-- START OF Raw data --
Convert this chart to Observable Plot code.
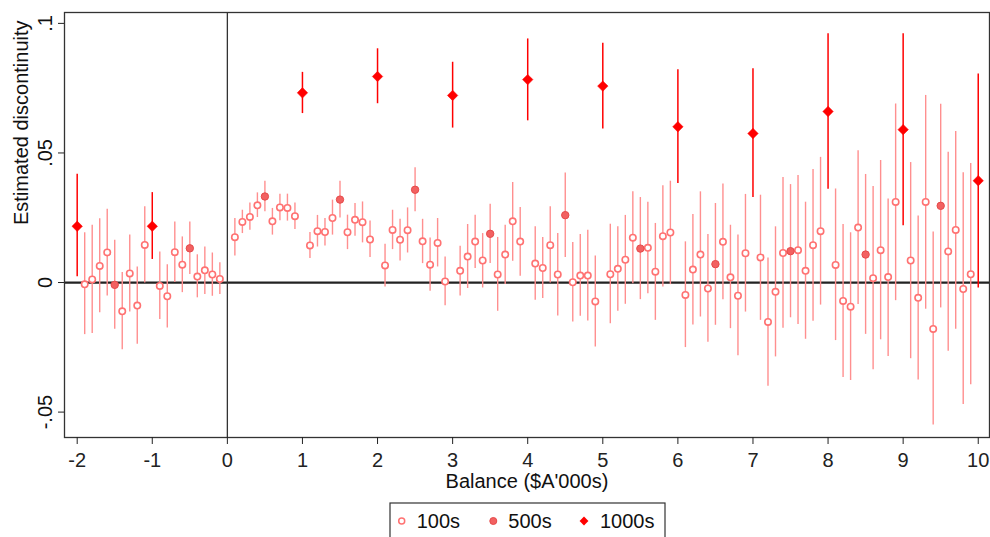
<!DOCTYPE html>
<html><head><meta charset="utf-8">
<script src="https://cdn.jsdelivr.net/npm/d3@7"></script>
<script src="https://cdn.jsdelivr.net/npm/@observablehq/plot@0.6"></script>
<style>
html,body{margin:0;padding:0;background:#fff;overflow:hidden;}
#wrap{position:relative;width:990px;height:537px;font-family:"Liberation Sans",Arial,Helvetica,sans-serif;}
#legend{position:absolute;left:389px;top:502px;}
</style>
</head><body>
<div id="wrap"><div id="chart"></div><svg id="legend" width="278" height="45"></svg></div>
<script>
// ---- data ----
const x100 = [-1.9,-1.8,-1.7,-1.6,-1.4,-1.3,-1.2,-1.1,-0.9,-0.8,-0.7,-0.6,-0.4,-0.3,-0.2,-0.1,
  0.1,0.2,0.3,0.4,0.6,0.7,0.8,0.9,1.1,1.2,1.3,1.4,1.6,1.7,1.8,1.9,2.1,2.2,2.3,2.4,2.6,2.7,2.8,2.9,
  3.1,3.2,3.3,3.4,3.6,3.7,3.8,3.9,4.1,4.2,4.3,4.4,4.6,4.7,4.8,4.9,5.1,5.2,5.3,5.4,5.6,5.7,5.8,5.9,
  6.1,6.2,6.3,6.4,6.6,6.7,6.8,6.9,7.1,7.2,7.3,7.4,7.6,7.7,7.8,7.9,8.1,8.2,8.3,8.4,8.6,8.7,8.8,8.9,
  9.1,9.2,9.3,9.4,9.6,9.7,9.8,9.9];
const est100 = [-0.0007,0.0012,0.0064,0.0116,-0.0111,0.0035,-0.0089,0.0145,-0.0013,-0.0053,0.0117,0.0069,0.0023,0.0047,0.0031,0.0014,
  0.0175,0.0234,0.0253,0.0298,0.0236,0.029,0.0288,0.0256,0.0143,0.0198,0.0195,0.0249,0.0194,0.0242,0.0233,0.0166,0.0066,0.0203,0.0165,0.0202,0.0159,0.0069,0.0153,0.0004,
  0.0045,0.01,0.0158,0.0085,0.0031,0.0108,0.0236,0.0158,0.0073,0.0056,0.0144,0.0031,0.0001,0.0027,0.0027,-0.0073,0.0032,0.0053,0.0088,0.0173,0.0134,0.0042,0.0179,0.0193,
  -0.0048,0.005,0.0108,-0.0023,0.0157,0.002,-0.0051,0.0113,0.0097,-0.0152,-0.0036,0.0114,0.0125,0.0045,0.0144,0.0198,0.0068,-0.0071,-0.0093,0.0212,0.0017,0.0125,0.0021,0.0311,
  0.0085,-0.0059,0.0311,-0.0179,0.012,0.0203,-0.0025,0.0032];
const lo100 = [-0.0201,-0.0197,-0.0117,-0.0052,-0.0259,-0.0114,-0.0238,-0.0002,-0.0143,-0.0175,0.0,-0.0039,-0.0059,-0.0046,-0.0053,-0.0046,
  0.0102,0.0189,0.0202,0.0251,0.0183,0.0238,0.0237,0.0205,0.0093,0.0137,0.0141,0.0183,0.0127,0.0179,0.0153,0.0097,-0.0017,0.0127,0.0083,0.0114,0.0073,-0.0034,0.006,-0.009,
  -0.0052,-0.0023,0.0054,-0.0021,-0.0111,-0.0008,0.0082,0.0024,-0.0068,-0.0062,-0.0002,-0.0129,-0.0152,-0.013,-0.0148,-0.0249,-0.0159,-0.0111,-0.0084,-0.0005,-0.0043,-0.0146,-0.0017,-0.0008,
  -0.0251,-0.0164,-0.0133,-0.023,-0.0066,-0.0178,-0.0283,-0.0114,-0.0146,-0.04,-0.0287,-0.0176,-0.0162,-0.0219,-0.0149,-0.0087,-0.0224,-0.0366,-0.0378,-0.0085,-0.0337,-0.0221,-0.0285,-0.007,
  -0.0294,-0.0376,-0.0103,-0.055,-0.0265,-0.018,-0.0471,-0.0394];
const hi100 = [0.0192,0.0221,0.0246,0.0283,0.0039,0.0183,0.006,0.0292,0.0118,0.0069,0.0234,0.0176,0.0107,0.0137,0.0114,0.0076,
  0.0247,0.0279,0.0307,0.0346,0.0286,0.0341,0.0341,0.0307,0.0193,0.0259,0.0247,0.0318,0.026,0.0305,0.0311,0.0237,0.0148,0.0279,0.0244,0.0288,0.0244,0.0172,0.0247,0.0099,
  0.014,0.0224,0.026,0.0189,0.0174,0.0221,0.0386,0.029,0.0215,0.0174,0.0292,0.0189,0.0154,0.0185,0.0202,0.0102,0.0225,0.0215,0.0259,0.035,0.031,0.0228,0.0373,0.0391,
  0.0157,0.0263,0.035,0.0185,0.038,0.0221,0.0183,0.034,0.0337,0.0095,0.0215,0.0405,0.0413,0.031,0.0436,0.0483,0.0361,0.0224,0.0192,0.0509,0.0371,0.0471,0.0322,0.0689,
  0.0463,0.0257,0.0722,0.0195,0.0503,0.0583,0.0424,0.0459];

const x500   = [-1.5,-0.5,0.5,1.5,2.5,3.5,4.5,5.5,6.5,7.5,8.5,9.5];
const est500 = [-0.0009,0.0132,0.0332,0.032,0.0358,0.0188,0.026,0.0131,0.0071,0.0121,0.0108,0.0296];
const lo500  = [-0.018,0.0031,0.0273,0.0249,0.0273,0.0073,0.0097,-0.0066,-0.0165,-0.0136,-0.02,-0.0098];
const hi500  = [0.0163,0.0234,0.0391,0.0391,0.0443,0.0302,0.0423,0.0328,0.0305,0.0378,0.0417,0.0688];

const x1000   = [-2,-1,1,2,3,4,5,6,7,8,9,10];
const est1000 = [0.0217,0.0217,0.0732,0.0795,0.0722,0.0783,0.0758,0.0601,0.0575,0.066,0.059,0.0393];
const lo1000  = [0.0022,0.0089,0.0652,0.069,0.0596,0.0624,0.0592,0.0382,0.0328,0.036,0.0219,-0.0021];
const hi1000  = [0.0418,0.0347,0.0811,0.0902,0.085,0.094,0.0923,0.0821,0.0825,0.096,0.096,0.0805];

const xTicks = [-2,-1,0,1,2,3,4,5,6,7,8,9,10];
const yTicks = [-0.05,0,0.05,0.1];
const yTickLabels = ["-.05","0",".05",".1"];
const xTitle = "Balance ($A'000s)";
const yTitle = "Estimated discontinuity";
const seriesNames = ["100s","500s","1000s"];

// ---- build tables ----
const rows = (xs, es, los, his) => xs.map((x, i) => ({x, est: es[i], lo: los[i], hi: his[i]}));
const d100 = rows(x100, est100, lo100, hi100);
const d500 = rows(x500, est500, lo500, hi500);
const d1000 = rows(x1000, est1000, lo1000, hi1000);
const yt = yTicks.map((v, i) => ({v, label: yTickLabels[i]}));

const C100 = "#ff7272", C100bar = "#ff8f8f", C500 = "#f26161", C500s = "#e64a4a", C1000 = "#ff0000";
const FONT = "Liberation Sans, Arial, Helvetica, sans-serif";

const plot = Plot.plot({
  width: 990, height: 537,
  marginTop: 12, marginRight: 1, marginBottom: 100, marginLeft: 64,
  x: {domain: [-2.169, 10.15], label: null},
  y: {domain: [-0.0598, 0.1042], label: null},
  style: {fontFamily: FONT, fontSize: "20px", background: "white", color: "#222"},
  marks: [
    Plot.ruleY([0], {stroke: "#222", strokeWidth: 2.2}),
    Plot.ruleX([0], {stroke: "#333", strokeWidth: 1.3}),
    Plot.ruleX(d100, {x: "x", y1: "lo", y2: "hi", stroke: C100bar, strokeWidth: 1.4}),
    Plot.ruleX(d500, {x: "x", y1: "lo", y2: "hi", stroke: C100bar, strokeWidth: 1.4}),
    Plot.dot(d100, {x: "x", y: "est", r: 3.2, stroke: C100, strokeWidth: 1.6, fill: "white"}),
    Plot.dot(d500, {x: "x", y: "est", r: 3.7, stroke: C500s, strokeWidth: 1, fill: C500}),
    Plot.ruleX(d1000, {x: "x", y1: "lo", y2: "hi", stroke: C1000, strokeWidth: 1.5}),
    Plot.dot(d1000, {x: "x", y: "est", symbol: "diamond2", r: 4.7, fill: C1000, stroke: C1000, strokeWidth: 0.5}),
    Plot.frame({stroke: "#333", strokeWidth: 1.3}),
    Plot.axisX({ticks: xTicks, tickSize: 7, tickPadding: 8, fontSize: 20, label: null, tickFormat: d => String(d)}),
    Plot.axisY({ticks: yTicks, tickSize: 6, tickFormat: () => "", label: null}),
    Plot.text(yt, {y: "v", text: "label", frameAnchor: "left", dx: -19, rotate: -90, fontSize: 20, textAnchor: "middle", lineAnchor: "middle", fill: "#111"}),
    Plot.text([xTitle], {text: d => d, frameAnchor: "bottom", dy: 44, fontSize: 20, lineAnchor: "middle", fill: "#111"}),
    Plot.text([yTitle], {text: d => d, frameAnchor: "left", dx: -43, rotate: -90, fontSize: 20, lineAnchor: "middle", fill: "#111"})
  ]
});
document.getElementById("chart").appendChild(plot);

// ---- legend ----
const lg = d3.select("#legend");
lg.append("rect").attr("x", 1).attr("y", 1).attr("width", 275).attr("height", 60)
  .attr("fill", "white").attr("stroke", "#333").attr("stroke-width", 1.2);
const cy = 19;
lg.append("circle").attr("cx", 12.7).attr("cy", cy).attr("r", 3).attr("fill", "white").attr("stroke", C100).attr("stroke-width", 1.5);
lg.append("circle").attr("cx", 104.3).attr("cy", cy).attr("r", 3.5).attr("fill", C500).attr("stroke", C500s).attr("stroke-width", 1);
lg.append("path").attr("d", d3.symbol(d3.symbolDiamond2, 50)()).attr("transform", `translate(195,${cy})`).attr("fill", C1000);
const lx = [27.7, 119.3, 211];
seriesNames.forEach((s, i) => {
  lg.append("text").attr("x", lx[i]).attr("y", cy).attr("dy", "0.35em")
    .attr("font-family", FONT).attr("font-size", 20).attr("fill", "#111").text(s);
});
</script>
</body></html>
-- END OF Raw data --
_Exercise details_
From the data above, copy each line where the string "chart" appears.

_Final result_
Convert this chart to Observable Plot code.
<div id="wrap"><div id="chart"></div><svg id="legend" width="278" height="45"></svg></div>
document.getElementById("chart").appendChild(plot);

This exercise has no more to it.